Once I had the width of the center unit, I was able to determine the width of the bookcases on either side of the built-in. I wanted the bookcases to be deep enough to hold large decor. The bookcases ultimately determined the overall depth of the built-in. I will cover all of the details of the built-in bookcases in another blog post.
The next thing I needed to figure out was the vertical spacing for the center unit. This was mainly based on the electric fireplace requirements. My electric fireplace did not have any height requirements for below the fireplace (it could sit on the floor if I wanted it to), but it did have requirements for the items above the fireplace.
I had to leave 8 inches of space between the top of the fireplace and the bottom of the TV or any other items. This would reduce damage from the heat coming out of the vent at the top of the fireplace.
My fireplace built-in featured an inset television. The face of the TV is flush with the drywall on the front of the built-in. Since I was going to do an inset television, I wanted to add a soundbar. Therefore, the soundbar needed to be 8 inches above the top of the fireplace.

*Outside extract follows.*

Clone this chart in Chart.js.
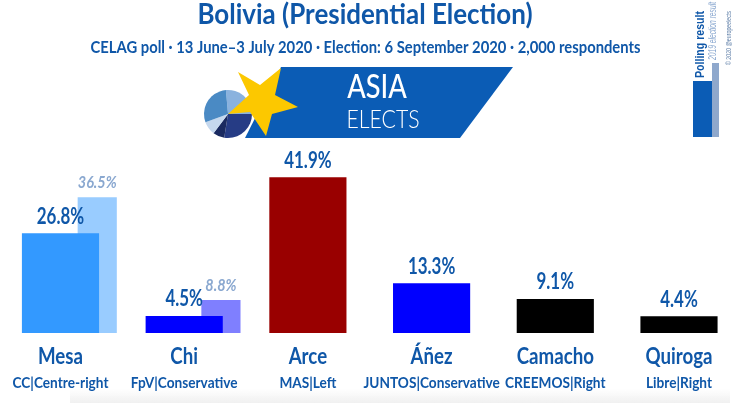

I ultimately came up with a design where the fireplace sits 10-1/2″ off of the floor. The soundbar is 9″ above the top of the fireplace and there is one 2×6 between the soundbar and bottom of the TV opening. Here is what the middle framing section will look like:
Build Framing for Electric Fireplace and Bookcases
Television and Electric Fireplace Framing
The instructions for my electric fireplace stated that the framing should be made from 2×6 lumber. The 2×6’s will support the full depth of the fireplace. It is important to read all of the materials provided with your electric fireplace before building the framing.
With something like this (when I’m fairly certain that my measurements are correct), I like to make all of my cuts before I begin assembling. I cut all of my 2×6’s to create the framing structure using my miter saw and laid it out on my living room floor.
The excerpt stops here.